Some might complain that evenings would be too light for “Obon hanabi.” Yet the United States celebrates Independence Day with fireworks, not long after midsummer, in a country stretching far further north than Japan.
There remains the counter-argument of custom: those complaints about the inconvenience of changing clocks. This is a change the rest of the developed world performs twice a year without complaint, but DST is likely to remain unpopular in Japan until its case has been argued more clearly.
Still, there might be a creative way of neutralizing such complaints. DST is generally a policy of temperate regions, where there are sharp differences between daylight hours in winter and summer. Countries in equatorial latitudes have never adopted the system.
But visitors to the Malaysian capital, Kuala Lumpur, will notice that sunrise and sunset occur, year round, at seven in the morning and evening — not at six, as they would do if midday was truly the middle of the day. This is because the city is at the westernmost edge of a country that stretches for around 2000 km to the east.

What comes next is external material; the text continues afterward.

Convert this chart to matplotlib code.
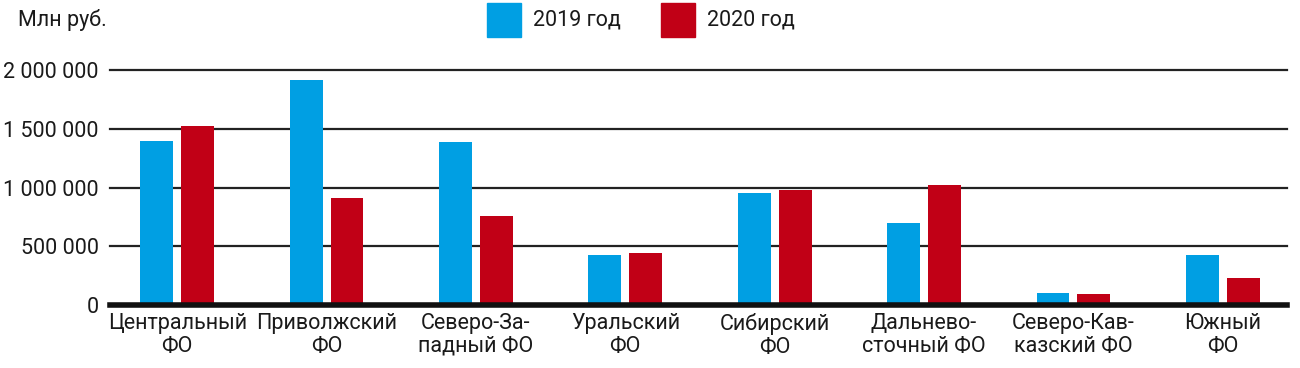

This means that Malaysia’s most populous regions benefit throughout the year from an extra hour of evening daylight.
Though this is not a deliberate strategy on Malaysia’s part, Japan might consider following the Southeast Asian country’s lead. European nations put the clocks back in winter because they are relatively far north: permanent DST would mean dark winter mornings, inconvenience for farmers and more deaths on the road. Tokyo, on the same latitude as Los Angeles and Algiers, enjoys proportionally longer hours of winter daylight.
Much of Japan is further south again: the southernmost islands of Okinawa stretch almost to the tropic of Cancer. Even the northern tip of Hokkaido is further south than Paris. Ninety-five percent of Japanese live in latitudes that might benefit from perpetual daylight-saving time.
I suggest that the Diet consider turning the clocks an hour forward in April. Once that is done, to avoid any further inconvenience, they should stay like that forever.